RE: TightVNC Tunnelled through SSH
Noel Baggett <NBaggett <at> irvinecompany.com>
2008-07-07 16:51:52 GMT
Peter,
Thank you for the reply on this and perhaps I should move away from
using PuTTY. But the way that I have it working for now is that I
configured TightVNC to listen on separate ports for each of the
different locations. I have the tunnels setup for each of the ports
that I have configured. But I couldn't get it working to do a different
local port than the servers host port. Keep in mind that these are all
windows machines that I am using as well. If anyone else can get this
working the other way, it would be much cleaner, but I can't. I don't
know if it has something to do with the fact that I am using
non-standard ports or what.
Thanks,
Noel
-----Original Message-----
From: Peter Rosin [mailto:peda <at> lysator.liu.se]
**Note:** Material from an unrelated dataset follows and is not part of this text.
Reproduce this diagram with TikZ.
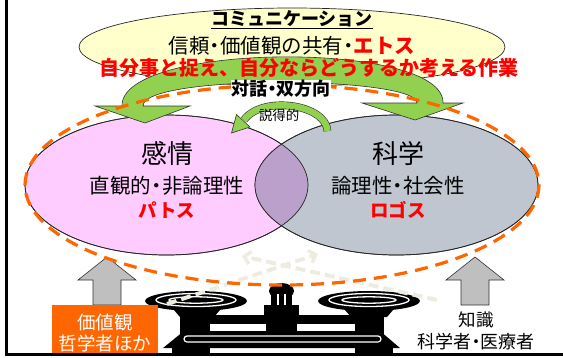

Sent: Wednesday, June 25, 2008 1:10 PM
To: Noel Baggett
Cc: vnc-tight-list <at> lists.sourceforge.net
Subject: Re: TightVNC Tunnelled through SSH
Noel Baggett skrev:
> Thanks Peter. You have it correct. What I was hoping to find is a
> solution in which I could use the same port on all of the "client"
> machines out in the field and then use different ports to connect to
> them on the "server" box so that each user would be using different
> local ports and they wouldn't clash.
>
> Is this possible using putty? I have tried a few different times
using
> this approach and perhaps I am doing it incorrectly. It seems as
though
> when setting up the tunneling portion it needs to have the exact same
> port on the server side as is on the tunnel side. Is there a change
> that I need to make under the forwarded port configuration? Please
let
> me know your thoughts and I really appreciate your help on this!
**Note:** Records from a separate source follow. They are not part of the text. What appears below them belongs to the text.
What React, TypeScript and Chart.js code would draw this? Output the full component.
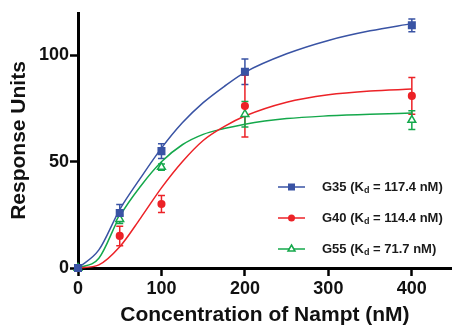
import React, { useEffect, useRef } from "react";
import { Chart, registerables } from "chart.js";

Chart.register(...registerables);

// Measured data (concentration in nM)
const concentrations = [0, 50, 100, 200, 400];
const g35Values = [0, 25.9, 55, 92.4, 114.2];
const g35Errors = [0, 4, 3.5, 6, 3];
const g40Values = [0, 15.1, 30.1, 76.2, 81];
const g40Errors = [0, 4.6, 4, 14.5, 8.6];
const g55Values = [0, 23, 47.5, 72.4, 69.6];
const g55Errors = [0, 2, 1.5, 6, 4.4];

// Fitted curves
const curveX = [0, 25, 50, 75, 100, 125, 150, 175, 200, 250, 300, 350, 400];
const g35Curve = [0, 8.5, 27.5, 42.4, 56.4, 68.3, 77.8, 85.4, 92.1, 100.8, 107.1, 111.6, 115];
const g40Curve = [0, 1.5, 10, 23.5, 37.7, 50, 60, 66.5, 71.5, 78, 81.5, 83.3, 84.2];
const g55Curve = [0, 4.6, 24.3, 38.5, 50, 58, 62.9, 65.6, 67.7, 70.3, 71.6, 72.4, 72.9];

const xTicks = [0, 100, 200, 300, 400];
const yTicks = [0, 50, 100];

const seriesNames = ["G35", "G40", "G55"];
const kdLabels = ["117.4", "114.4", "71.7"];

const BLUE = "#3953a4";
const RED = "#ec2227";
const GREEN = "#14a84b";
const colors = [BLUE, RED, GREEN];
const shapes = ["rect", "circle", "triangle"];

const FONT = "'Liberation Sans', Arial, Helvetica, sans-serif";

function drawMarker(ctx: CanvasRenderingContext2D, shape: string, x: number, y: number, color: string) {
  ctx.save();
  ctx.fillStyle = color;
  ctx.strokeStyle = color;
  ctx.lineWidth = 1.5;
  if (shape === "rect") {
    ctx.fillRect(x - 3.5, y - 3.5, 7, 7);
  } else if (shape === "circle") {
    ctx.beginPath();
    ctx.arc(x, y, 3.5, 0, Math.PI * 2);
    ctx.fill();
  } else {
    const r = 4;
    ctx.beginPath();
    ctx.moveTo(x, y - r);
    ctx.lineTo(x + r * 0.87, y + r * 0.5);
    ctx.lineTo(x - r * 0.87, y + r * 0.5);
    ctx.closePath();
    ctx.fillStyle = "#fff";
    ctx.fill();
    ctx.stroke();
  }
  ctx.restore();
}

const errorBarPlugin = {
  id: "errorBars",
  beforeDatasetsDraw(chart: any) {
    const ctx = chart.ctx as CanvasRenderingContext2D;
    const xs = chart.scales.x;
    const ys = chart.scales.y;
    const all = [
      [g35Values, g35Errors, BLUE],
      [g40Values, g40Errors, RED],
      [g55Values, g55Errors, GREEN],
    ] as [number[], number[], string][];
    ctx.save();
    ctx.lineWidth = 1.5;
    all.forEach(([vals, errs, col]) => {
      ctx.strokeStyle = col;
      concentrations.forEach((c, i) => {
        if (!errs[i]) return;
        const px = xs.getPixelForValue(c);
        const top = ys.getPixelForValue(vals[i] + errs[i]);
        const bot = ys.getPixelForValue(vals[i] - errs[i]);
        ctx.beginPath();
        ctx.moveTo(px, top);
        ctx.lineTo(px, bot);
        ctx.moveTo(px - 3.5, top);
        ctx.lineTo(px + 3.5, top);
        ctx.moveTo(px - 3.5, bot);
        ctx.lineTo(px + 3.5, bot);
        ctx.stroke();
      });
    });
    ctx.restore();
  },
};

const legendPlugin = {
  id: "customLegend",
  afterDraw(chart: any) {
    const ctx = chart.ctx as CanvasRenderingContext2D;
    const rows = [187, 218, 249];
    ctx.save();
    seriesNames.forEach((name, i) => {
      const y = rows[i];
      ctx.strokeStyle = colors[i];
      ctx.lineWidth = 1.5;
      ctx.beginPath();
      ctx.moveTo(278, y);
      ctx.lineTo(305, y);
      ctx.stroke();
      drawMarker(ctx, shapes[i], 291.5, y, colors[i]);
      ctx.fillStyle = "#1a1a1a";
      ctx.textBaseline = "middle";
      ctx.textAlign = "left";
      ctx.font = `bold 13px ${FONT}`;
      let x = 322;
      const p1 = `${name} (K`;
      ctx.fillText(p1, x, y);
      x += ctx.measureText(p1).width;
      ctx.font = `bold 9px ${FONT}`;
      ctx.fillText("d", x, y + 4);
      x += ctx.measureText("d").width;
      ctx.font = `bold 13px ${FONT}`;
      ctx.fillText(` = ${kdLabels[i]} nM)`, x, y);
    });
    ctx.restore();
  },
};

export default function App() {
  const canvasRef = useRef<HTMLCanvasElement | null>(null);

  useEffect(() => {
    if (!canvasRef.current) return;
    const toPts = (xs: number[], ys: number[]) => xs.map((x, i) => ({ x, y: ys[i] }));
    const curve = (data: number[], color: string) => ({
      data: toPts(curveX, data),
      showLine: true,
      borderColor: color,
      borderWidth: 1.5,
      pointRadius: 0,
      cubicInterpolationMode: "monotone" as const,
      clip: false as any,
      order: 2,
    });
    const pts = (data: number[], color: string, style: string, r: number, fill: string) => ({
      data: toPts(concentrations, data),
      showLine: false,
      pointStyle: style,
      pointRadius: r,
      pointBackgroundColor: fill,
      pointBorderColor: color,
      pointBorderWidth: 1.5,
      clip: false as any,
      order: 1,
    });
    const chart = new Chart(canvasRef.current, {
      type: "scatter",
      data: {
        datasets: [
          curve(g35Curve, BLUE),
          curve(g40Curve, RED),
          curve(g55Curve, GREEN),
          pts(g35Values, BLUE, "rect", 4.6, BLUE),
          pts(g40Values, RED, "circle", 3.3, RED),
          pts(g55Values, GREEN, "triangle", 4.5, "#ffffff"),
        ] as any,
      },
      options: {
        animation: false,
        responsive: false,
        layout: { padding: { top: 13, right: 0, left: 0, bottom: 0 } },
        plugins: { legend: { display: false }, tooltip: { enabled: false } },
        scales: {
          x: {
            type: "linear",
            min: 0,
            max: 448,
            afterBuildTicks: (s: any) => {
              s.ticks = xTicks.map((v) => ({ value: v }));
            },
            afterFit: (s: any) => {
              s.height = 60;
            },
            ticks: { color: "#111", padding: 2, font: { family: FONT, size: 18, weight: "bold" } },
            grid: { drawOnChartArea: false, drawTicks: true, tickLength: 8, tickWidth: 2.5, tickColor: "#000" },
            border: { display: true, color: "#000", width: 3 },
            title: {
              display: true,
              text: "Concentration of Nampt (nM)",
              color: "#111",
              font: { family: FONT, size: 21, weight: "bold" },
              padding: { top: 0, bottom: 0 },
            },
          },
          y: {
            type: "linear",
            min: 0,
            max: 120,
            afterBuildTicks: (s: any) => {
              s.ticks = yTicks.map((v) => ({ value: v }));
            },
            afterFit: (s: any) => {
              s.width = 78;
            },
            ticks: { color: "#111", padding: 1, font: { family: FONT, size: 18, weight: "bold" } },
            grid: { drawOnChartArea: false, drawTicks: true, tickLength: 8, tickWidth: 2.5, tickColor: "#000" },
            border: { display: true, color: "#000", width: 3 },
            title: {
              display: true,
              text: "Response Units",
              color: "#111",
              font: { family: FONT, size: 21, weight: "bold" },
              padding: { top: 7, bottom: 0 },
            },
          },
        },
      } as any,
      plugins: [errorBarPlugin, legendPlugin],
    });
    return () => chart.destroy();
  }, []);

  return (
    <div style={{ position: "fixed", left: 0, top: 0, width: 458, height: 328, background: "#fff" }}>
      <canvas ref={canvasRef} width={458} height={328} />
    </div>
  );
}
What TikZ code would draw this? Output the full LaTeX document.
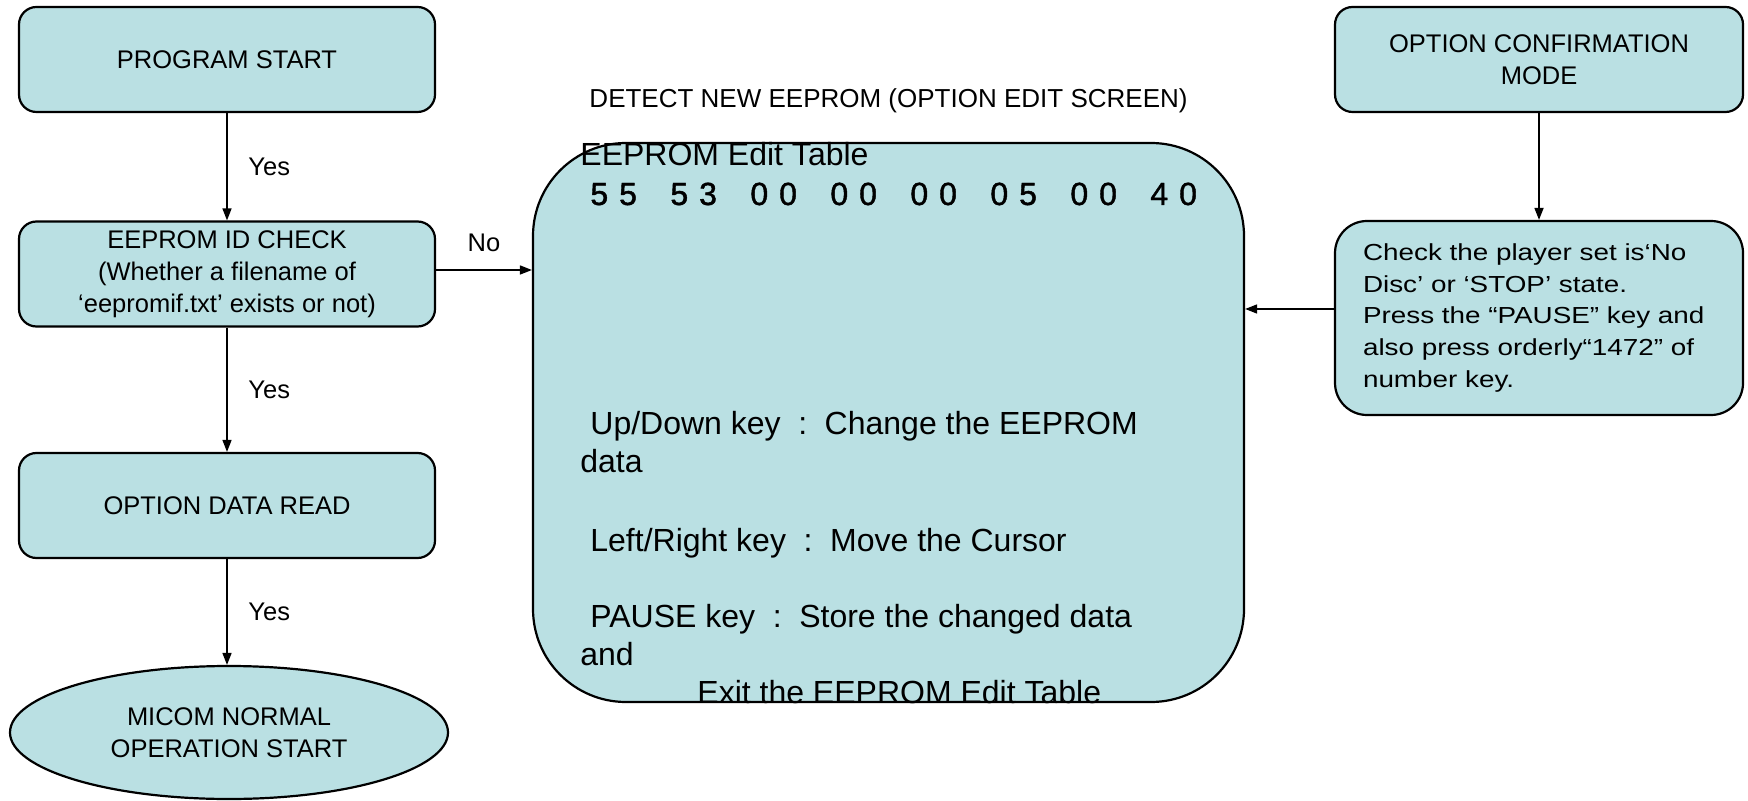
\documentclass[tikz,border=0pt]{standalone}
\usepackage{fontspec}
\setmainfont{Liberation Sans}
\newfontfamily\widefont{Liberation Sans}[FakeStretch=1.2]
\newfontfamily\bytefont{Liberation Sans}[FakeBold=1.3]
\usetikzlibrary{arrows.meta, shapes.geometric}
\definecolor{boxfill}{RGB}{186,224,227}
\newcommand{\keysep}{\hspace{0.55em}:\hspace{0.55em}}

\begin{document}
\begin{tikzpicture}[x=0.5pt, y=-0.5pt, >={Triangle[length=6pt, width=4.5pt]},
  flowbox/.style={draw, fill=boxfill, line width=1.1pt, rounded corners=8.75pt,
    minimum width=208pt, minimum height=52.5pt, align=center,
    font=\fontsize{12.75}{16}\selectfont},
  flow/.style={->, line width=0.8pt},
  edgelabel/.style={font=\fontsize{12.75}{16}\selectfont},
  screentext/.style={anchor=base west, inner sep=0pt, font=\fontsize{16}{19}\selectfont}]

  \useasboundingbox (0,0) rectangle (1748,801);

  % --- LEFT: start -> id check -> read -> normal operation ---
  \node[flowbox] (start) at (227,59.5) {PROGRAM START};
  \node[flowbox] (idcheck) at (227,274)
    {EEPROM ID CHECK\\(Whether a filename of\\‘eepromif.txt’ exists or not)};
  \node[flowbox] (optread) at (227,505.5) {OPTION DATA READ};
  \node[flowbox, ellipse, minimum width=219pt, minimum height=66.5pt] (micom) at (229,732.5)
    {MICOM NORMAL\\OPERATION START};

  \draw[flow] (start) -- node[edgelabel, right=7pt] {Yes} (idcheck);
  \draw[flow] (idcheck) -- node[edgelabel, right=7pt] {Yes} (optread);
  \draw[flow] (optread) -- node[edgelabel, right=7pt] {Yes} (optread |- micom.north);

  % --- MIDDLE: the edit screen ---
  \node[font=\fontsize{13}{16}\selectfont] (screentitle) at (888.5,100.5)
    {DETECT NEW EEPROM (OPTION EDIT SCREEN)};
  \node[draw, fill=boxfill, line width=1.1pt, rounded corners=46.5pt,
    minimum width=355.5pt, minimum height=279.5pt] (edit) at (888.5,422.5) {};

  \node[screentext] (tablename) at (580,166) {EEPROM Edit Table};
  \foreach \hi/\lo [count=\k from 0] in {5/5,5/3,0/0,0/0,0/0,0/5,0/0,4/0}
    \node[screentext, font=\bytefont\fontsize{16}{19}\selectfont] (byte\k)
      at (590+80*\k,205) {\hi\hspace{5.5pt}\lo};

  \node[screentext] (keyupdown) at (590,435) {Up/Down key\keysep Change the EEPROM};
  \node[screentext] (keydata)   at (580,473) {data};
  \node[screentext] (keyleft)   at (590,551) {Left/Right key\keysep Move the Cursor};
  \node[screentext] (keypause)  at (590,627) {PAUSE key\keysep Store the changed data};
  \node[screentext] (keyand)    at (580,665) {and};
  \node[screentext] (keyexit)   at (697,703) {Exit the EEPROM Edit Table};

  \coordinate (idout) at ([yshift=2pt]idcheck.east);
  \draw[flow] (idout) -- node[edgelabel, above=5.5pt] {No} (idout -| edit.west);

  % --- RIGHT: confirmation mode ---
  \node[flowbox, minimum width=204pt] (confirm) at (1539,59.5) {OPTION CONFIRMATION\\MODE};
  \node[flowbox, rounded corners=16pt, minimum width=204pt, text width=176pt, inner xsep=14pt,
    minimum height=97pt, align=left, font=\widefont\fontsize{11.6}{15.85}\selectfont]
    (check) at (1539,318)
    {Check the player set is‘No\\Disc’ or ‘STOP’ state.\\Press the “PAUSE” key and\\also press orderly“1472” of\\number key.};

  \draw[flow] (confirm) -- (check);
  \coordinate (chkout) at ([yshift=4.5pt]check.west);
  \draw[flow] (chkout) -- (chkout -| edit.east);

\end{tikzpicture}
\end{document}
I'm not a putty user, but with ssh I would use e.g. this to open the
tunnel to "client1":
ssh -L localhost:5901:localhost:5900 client1
and this to open the tunnel to "client2":
ssh -L localhost:5902:localhost:5900 client2
To use the tunnels I would then use
vncclient localhost:1
to get to "client1", and
vncclient localhost:2
to get to "client2".
If different users sets up these tunnels, they can "borrow" them from
each other. The above also assumes all "clients" have vnc servers on
the standard port (5900).
(the first "localhost:" in the -L argument is optional, but makes ssh
hide the tunnels from random network bandits)
I assume putty has a similar option.